Task to carry out —
Reproduce the listing below character for character; drop every image.

━━ Recorded information ━━

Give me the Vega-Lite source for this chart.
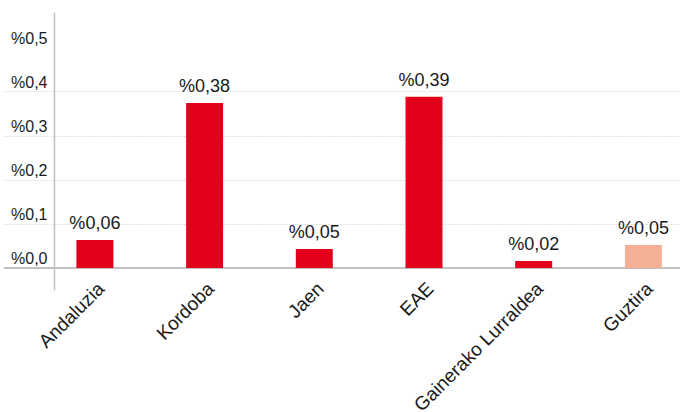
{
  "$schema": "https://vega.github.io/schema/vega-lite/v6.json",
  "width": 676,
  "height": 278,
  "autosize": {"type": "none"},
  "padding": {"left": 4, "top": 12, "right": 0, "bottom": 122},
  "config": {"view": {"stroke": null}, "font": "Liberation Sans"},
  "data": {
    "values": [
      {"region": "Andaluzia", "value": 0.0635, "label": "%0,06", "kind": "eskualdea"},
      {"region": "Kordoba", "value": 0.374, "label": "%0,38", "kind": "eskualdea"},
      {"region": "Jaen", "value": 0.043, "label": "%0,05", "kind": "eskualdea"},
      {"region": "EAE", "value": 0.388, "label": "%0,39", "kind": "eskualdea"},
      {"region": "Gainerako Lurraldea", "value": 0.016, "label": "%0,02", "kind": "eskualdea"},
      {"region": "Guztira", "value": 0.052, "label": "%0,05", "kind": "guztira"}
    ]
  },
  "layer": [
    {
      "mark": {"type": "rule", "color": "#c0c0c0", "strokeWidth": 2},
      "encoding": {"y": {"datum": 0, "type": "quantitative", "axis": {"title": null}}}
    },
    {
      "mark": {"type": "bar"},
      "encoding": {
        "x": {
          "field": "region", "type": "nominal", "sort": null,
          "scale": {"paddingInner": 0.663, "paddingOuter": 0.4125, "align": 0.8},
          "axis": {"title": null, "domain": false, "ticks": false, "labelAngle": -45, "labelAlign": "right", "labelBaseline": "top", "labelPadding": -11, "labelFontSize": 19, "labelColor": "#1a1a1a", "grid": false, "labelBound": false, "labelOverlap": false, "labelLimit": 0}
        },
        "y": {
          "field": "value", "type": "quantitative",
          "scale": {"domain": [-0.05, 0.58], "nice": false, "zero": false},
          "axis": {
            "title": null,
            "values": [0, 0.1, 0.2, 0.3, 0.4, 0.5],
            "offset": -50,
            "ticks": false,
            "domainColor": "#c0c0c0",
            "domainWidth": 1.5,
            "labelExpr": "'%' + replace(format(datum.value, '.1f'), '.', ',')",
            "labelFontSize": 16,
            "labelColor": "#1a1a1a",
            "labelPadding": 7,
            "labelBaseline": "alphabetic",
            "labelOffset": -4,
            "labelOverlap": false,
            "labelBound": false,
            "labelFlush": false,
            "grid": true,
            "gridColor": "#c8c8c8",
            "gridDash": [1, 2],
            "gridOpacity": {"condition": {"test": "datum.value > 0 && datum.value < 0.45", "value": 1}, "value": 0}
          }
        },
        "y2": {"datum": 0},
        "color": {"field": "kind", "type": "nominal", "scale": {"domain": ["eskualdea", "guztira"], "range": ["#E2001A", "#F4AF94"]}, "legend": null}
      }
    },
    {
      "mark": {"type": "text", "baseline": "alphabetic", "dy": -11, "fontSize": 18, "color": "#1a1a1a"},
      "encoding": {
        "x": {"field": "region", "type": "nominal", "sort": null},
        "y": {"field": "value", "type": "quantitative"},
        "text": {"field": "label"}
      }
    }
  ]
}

━━━

Reply —
Give me the Vega-Lite source for this chart.
{
  "$schema": "https://vega.github.io/schema/vega-lite/v6.json",
  "width": 676,
  "height": 278,
  "autosize": {"type": "none"},
  "padding": {"left": 4, "top": 12, "right": 0, "bottom": 122},
  "config": {"view": {"stroke": null}, "font": "Liberation Sans"},
  "data": {
    "values": [
      {"region": "Andaluzia", "value": 0.0635, "label": "%0,06", "kind": "eskualdea"},
      {"region": "Kordoba", "value": 0.374, "label": "%0,38", "kind": "eskualdea"},
      {"region": "Jaen", "value": 0.043, "label": "%0,05", "kind": "eskualdea"},
      {"region": "EAE", "value": 0.388, "label": "%0,39", "kind": "eskualdea"},
      {"region": "Gainerako Lurraldea", "value": 0.016, "label": "%0,02", "kind": "eskualdea"},
      {"region": "Guztira", "value": 0.052, "label": "%0,05", "kind": "guztira"}
    ]
  },
  "layer": [
    {
      "mark": {"type": "rule", "color": "#c0c0c0", "strokeWidth": 2},
      "encoding": {"y": {"datum": 0, "type": "quantitative", "axis": {"title": null}}}
    },
    {
      "mark": {"type": "bar"},
      "encoding": {
        "x": {
          "field": "region", "type": "nominal", "sort": null,
          "scale": {"paddingInner": 0.663, "paddingOuter": 0.4125, "align": 0.8},
          "axis": {"title": null, "domain": false, "ticks": false, "labelAngle": -45, "labelAlign": "right", "labelBaseline": "top", "labelPadding": -11, "labelFontSize": 19, "labelColor": "#1a1a1a", "grid": false, "labelBound": false, "labelOverlap": false, "labelLimit": 0}
        },
        "y": {
          "field": "value", "type": "quantitative",
          "scale": {"domain": [-0.05, 0.58], "nice": false, "zero": false},
          "axis": {
            "title": null,
            "values": [0, 0.1, 0.2, 0.3, 0.4, 0.5],
            "offset": -50,
            "ticks": false,
            "domainColor": "#c0c0c0",
            "domainWidth": 1.5,
            "labelExpr": "'%' + replace(format(datum.value, '.1f'), '.', ',')",
            "labelFontSize": 16,
            "labelColor": "#1a1a1a",
            "labelPadding": 7,
            "labelBaseline": "alphabetic",
            "labelOffset": -4,
            "labelOverlap": false,
            "labelBound": false,
            "labelFlush": false,
            "grid": true,
            "gridColor": "#c8c8c8",
            "gridDash": [1, 2],
            "gridOpacity": {"condition": {"test": "datum.value > 0 && datum.value < 0.45", "value": 1}, "value": 0}
          }
        },
        "y2": {"datum": 0},
        "color": {"field": "kind", "type": "nominal", "scale": {"domain": ["eskualdea", "guztira"], "range": ["#E2001A", "#F4AF94"]}, "legend": null}
      }
    },
    {
      "mark": {"type": "text", "baseline": "alphabetic", "dy": -11, "fontSize": 18, "color": "#1a1a1a"},
      "encoding": {
        "x": {"field": "region", "type": "nominal", "sort": null},
        "y": {"field": "value", "type": "quantitative"},
        "text": {"field": "label"}
      }
    }
  ]
}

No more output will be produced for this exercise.